OSC's Blue Collar Computing effort goes international

This week the Ohio Supercomputer Center announced that the French consulting computing Sciences Computers Consultants is partnering with the Blue Collar Computing project to bring new applications and expertise to the polymer industry

OSC logoAs part of its Blue Collar Computing offerings, OSC will provide SCC with computational infrastructure and services to test and scale advanced modeling and simulation software for polymer extrusion and mixing on its supercomputers with the intent of developing web portals for polymer industry process modeling.  SCC numerical simulations applications are used by companies in high technology fields within the polymer, energy, automotive and food industries.

SCC has procured from OSC a startup package that consists of 2,500 production-level compute cycles and advanced technical support.  As part of the biannual agreement, SCC will receive up to 150K CPU hours and 250GB of storage per year, as well as 20 user accounts for each project, outside network connectivity and technical support.  SCC intends to install its flagship software product, XimeX, on OSC’s systems for scalability testing and small pilot projects.

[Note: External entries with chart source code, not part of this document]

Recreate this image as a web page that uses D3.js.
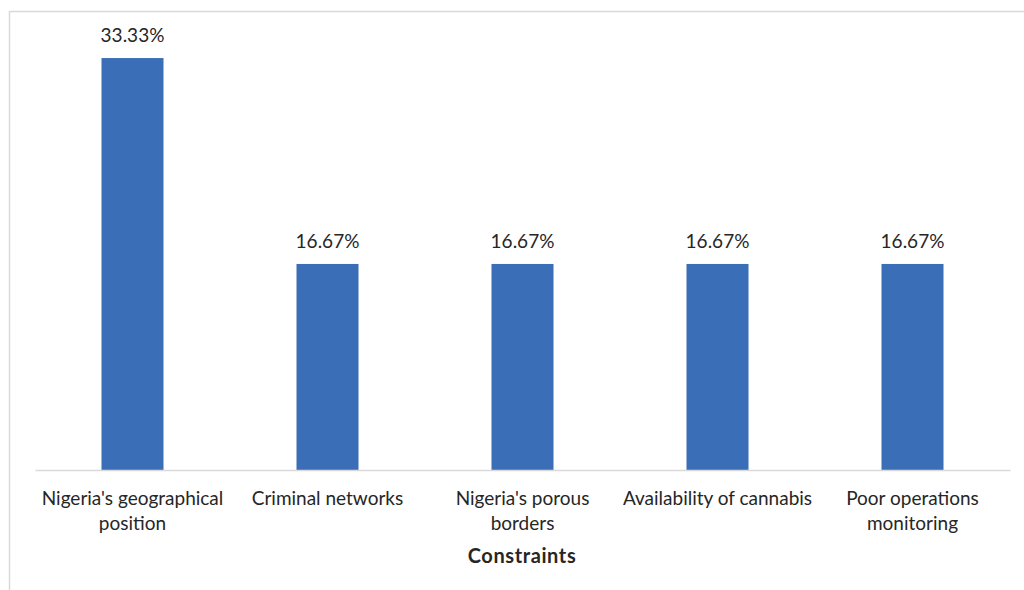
<!DOCTYPE html>
<html>
<head>
<meta charset="utf-8">
<script src="https://cdn.jsdelivr.net/npm/d3@7"></script>
<style>
  body { margin: 0; background: #fff; }
  svg text { font-family: Lato, "Open Sans", sans-serif; fill: #262626; }
</style>
</head>
<body>
<svg id="chart"></svg>
<script>
// data
const categories = [
  "Nigeria's geographical position",
  "Criminal networks",
  "Nigeria's porous borders",
  "Availability of cannabis",
  "Poor operations monitoring"
];
const shares = [33.33, 16.67, 16.67, 16.67, 16.67];
const axisTitle = "Constraints";

const width = 1024;
const height = 590;

const svg = d3.select('#chart')
    .attr('width', width)
    .attr('height', height);

// chart border (only left and top visible in the frame)
svg.append('rect')
    .attr('x', 9.5)
    .attr('y', 11.5)
    .attr('width', 1030)
    .attr('height', 600)
    .attr('fill', 'none')
    .attr('stroke', '#d9d9d9')
    .attr('stroke-width', 1.5);

const x = d3.scaleBand()
    .domain(categories)
    .range([35, 1010])
    .paddingInner(0.682)
    .paddingOuter(0.341);

const y = d3.scaleLinear()
    .domain([0, 35])
    .range([470, 37.4]);

// bars
svg.selectAll('.bar')
    .data(categories)
    .enter()
    .append('rect')
    .attr('class', 'bar')
    .attr('x', d => x(d))
    .attr('y', (d, i) => y(shares[i]))
    .attr('width', x.bandwidth())
    .attr('height', (d, i) => y(0) - y(shares[i]))
    .attr('fill', '#3a6fb7');

// value labels
svg.selectAll('.val')
    .data(categories)
    .enter()
    .append('text')
    .attr('class', 'val')
    .attr('x', d => x(d) + x.bandwidth() / 2)
    .attr('y', (d, i) => y(shares[i]) - 16)
    .attr('text-anchor', 'middle')
    .style('font-size', '19px')
    .text((d, i) => shares[i].toFixed(2) + '%');

// x axis baseline
const xAxis = svg.append('g')
    .attr('transform', 'translate(0,' + y(0) + ')')
    .call(d3.axisBottom(x).tickSize(0).tickPadding(0));
xAxis.select('.domain').attr('stroke', '#d9d9d9').attr('stroke-width', 1.5);
xAxis.selectAll('.tick text').remove();

// category labels, wrapped to the band step
const labels = svg.selectAll('.cat')
    .data(categories)
    .enter()
    .append('text')
    .attr('class', 'cat')
    .attr('text-anchor', 'middle')
    .attr('y', 505)
    .style('font-size', '19px');

labels.each(function(d) {
  const t = d3.select(this);
  const cx = x(d) + x.bandwidth() / 2;
  const words = d.split(' ');
  let line = [];
  let tspan = t.append('tspan').attr('x', cx).attr('dy', 0);
  words.forEach(function(w) {
    line.push(w);
    tspan.text(line.join(' '));
    if (tspan.node().getComputedTextLength() > 196 && line.length > 1) {
      line.pop();
      tspan.text(line.join(' '));
      line = [w];
      tspan = t.append('tspan').attr('x', cx).attr('dy', 25).text(w);
    }
  });
});

// axis title
svg.append('text')
    .attr('x', 522)
    .attr('y', 563)
    .attr('text-anchor', 'middle')
    .style('font-size', '20px')
    .style('font-weight', 'bold')
    .style('letter-spacing', '0.6px')
    .text(axisTitle);
</script>
</body>
</html>
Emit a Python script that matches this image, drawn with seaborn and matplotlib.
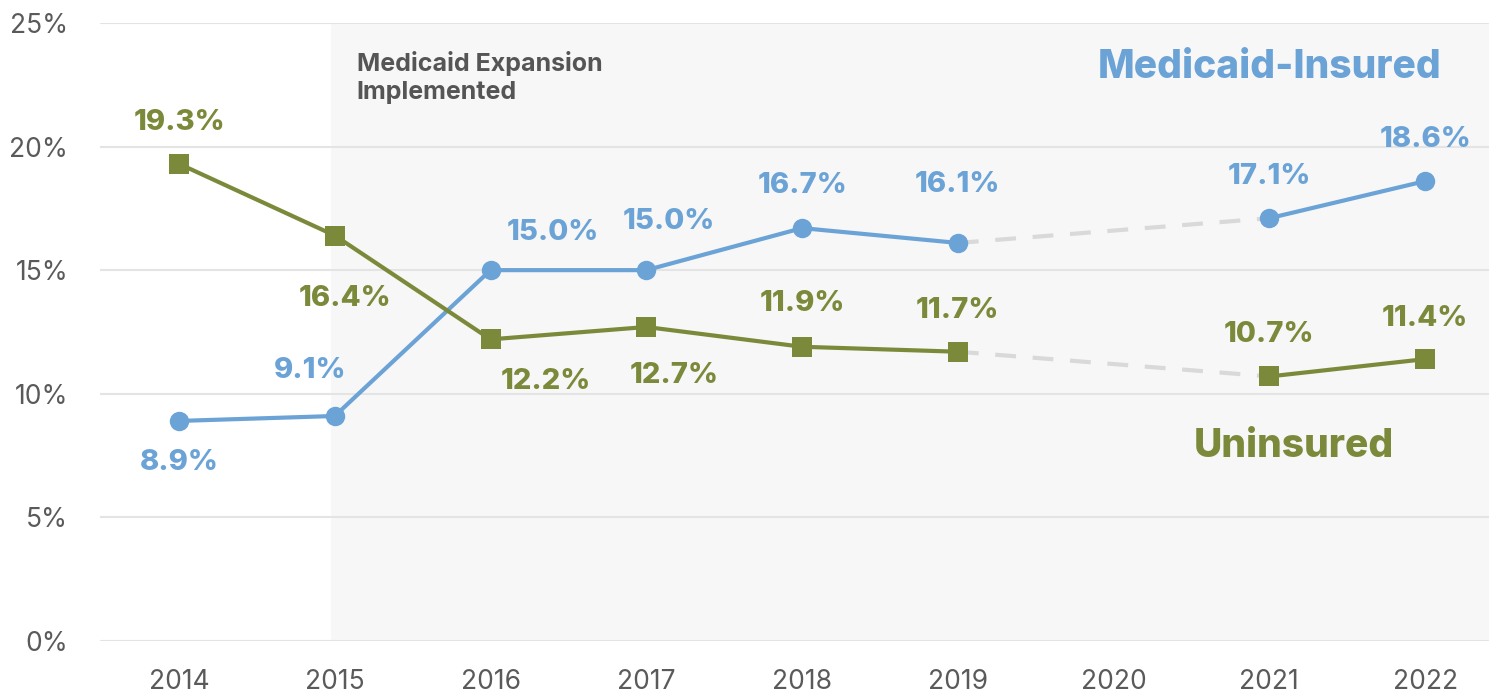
import pandas as pd
import numpy as np
import matplotlib.pyplot as plt
import seaborn as sns

# ==========================================
# Data
# ==========================================
years = ['2014', '2015', '2016', '2017', '2018', '2019', '2020', '2021', '2022']
medicaid = [8.9, 9.1, 15.0, 15.0, 16.7, 16.1, np.nan, 17.1, 18.6]
uninsured = [19.3, 16.4, 12.2, 12.7, 11.9, 11.7, np.nan, 10.7, 11.4]

BLUE = '#6CA3D7'
GREEN = '#7B8A3A'
GRAY_TXT = '#555555'

sns.set_style('white')
plt.rcParams['font.family'] = ['Inter', 'DejaVu Sans']

# long table: one row per point, segment id splits lines at the 2020 gap
rows = []
for name, vals in [('Medicaid-Insured', medicaid), ('Uninsured', uninsured)]:
    for i, v in enumerate(vals):
        if np.isnan(v):
            continue
        rows.append({'pos': i, 'value': v, 'series': name, 'seg': 0 if i < 6 else 1})
df = pd.DataFrame(rows)

# dashed connector across the missing year
bridge = df[df['pos'].isin([5, 7])]

fig = plt.figure(figsize=(14.89, 6.94), dpi=100)
ax = fig.add_axes([0.0672, 0.0764, 0.9328, 0.8906])

ax.axvspan(0.975, 8.6, color='#F7F7F7', zorder=0, lw=0)

sns.lineplot(data=bridge, x='pos', y='value', units='series', estimator=None,
             color='#D9D9D9', lw=3, ax=ax, zorder=1, legend=False)
ax.lines[-1].set_dashes([5, 4])
ax.lines[-2].set_dashes([5, 4])

sns.lineplot(data=df, x='pos', y='value', hue='series', style='series', units='seg',
             estimator=None, markers={'Medicaid-Insured': 'o', 'Uninsured': 's'},
             dashes=False, palette={'Medicaid-Insured': BLUE, 'Uninsured': GREEN},
             lw=3, markersize=14, markeredgewidth=0, ax=ax, zorder=3, legend=False)

# data labels (offsets in points)
med_off = [(0, -30), (-18, 33), (45, 27), (16, 35), (0, 31), (0, 42), None, (0, 30), (0, 30)]
uni_off = [(0, 30), (7, -45), (40, -30), (20, -35), (0, 31), (0, 30), None, (0, 30), (0, 29)]
for vals, offs, col in [(medicaid, med_off, BLUE), (uninsured, uni_off, GREEN)]:
    for i, (v, o) in enumerate(zip(vals, offs)):
        if o is None:
            continue
        ax.annotate(f'{v:.1f}%', (i, v), xytext=o, textcoords='offset points',
                    ha='center', va='center', fontsize=21, fontweight='heavy', color=col)

ax.text(1.14, 22.8, 'Medicaid Expansion\nImplemented', fontsize=18, fontweight='bold',
        color=GRAY_TXT, va='center', ha='left', linespacing=1.25)
ax.text(7.0, 23.2, 'Medicaid-Insured', fontsize=28, fontweight='heavy', color=BLUE,
        ha='center', va='center')
ax.text(7.16, 7.85, 'Uninsured', fontsize=28, fontweight='heavy', color=GREEN,
        ha='center', va='center')

ax.set_xlim(-0.507, 8.41)
ax.set_ylim(0, 25)
ax.set_xticks(range(len(years)))
ax.set_xticklabels(years)
ax.set_yticks([0, 5, 10, 15, 20, 25])
ax.set_yticklabels([f'{t}%' for t in [0, 5, 10, 15, 20, 25]])
ax.tick_params(axis='both', length=0, labelsize=19, labelcolor='#5A5A5A')
ax.tick_params(axis='x', pad=20)
ax.tick_params(axis='y', pad=23)
ax.yaxis.grid(True, color='#E4E4E4', lw=1.5, zorder=0.5)
ax.set_axisbelow(True)
ax.set_xlabel('')
ax.set_ylabel('')
for s in ax.spines.values():
    s.set_visible(False)

plt.savefig('out.png', dpi=100)
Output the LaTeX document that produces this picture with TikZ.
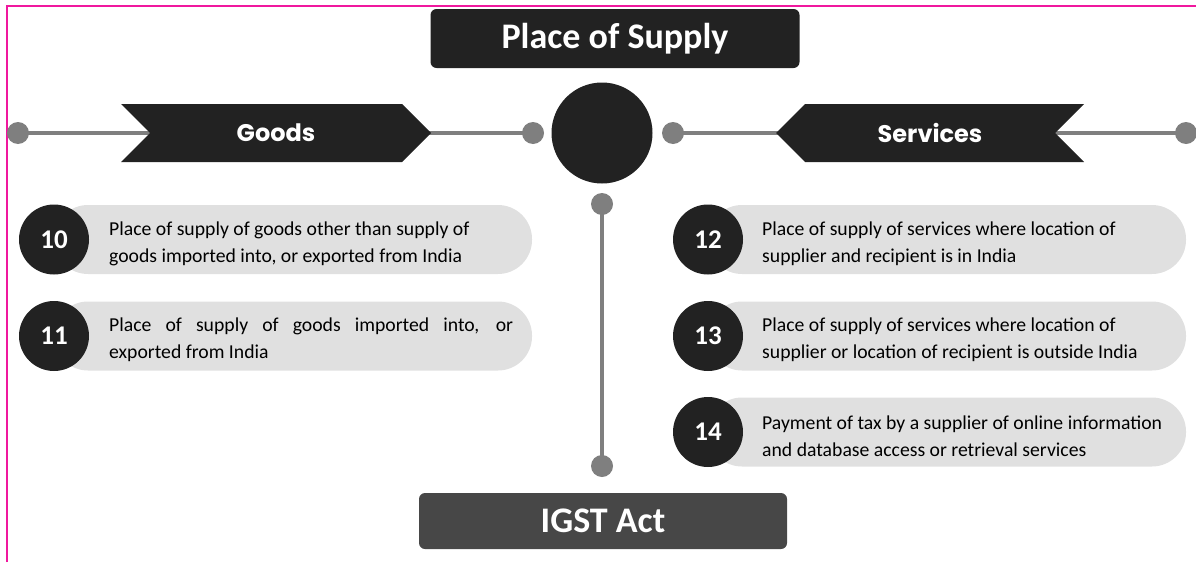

The two are now on the lookout, along with trade group PolymerOhio,  for companies in the polymer industry to work with them on a pilot project demonstrating the potential of the partnership.

“Partnering with OSC allows us to develop a significant toehold in the U.S. to answer industrial needs for process analysis and validation, material behavior analysis, and other engineering studies,” said Philippe David, general manager of SCC.

Part of the problem with radically growing the user base for HPC (a move that would transform modern society, inundating it with everything from new drugs to cheap ways to get clean water to sub-Saharan African villages) is that most people’s world view doesn’t include any connection to high performance computing apart from some vague ideas from Jurassic Park. A sensible way to evangelize the solution is to partner with software providers, the people who already know what customers could benefit from HPC, and have them reach out to their customers. Building this partnership enables SCC to not only suggest that HPC might help, but to be able to offer its customers a low-barrier path to computing in a short timeframe.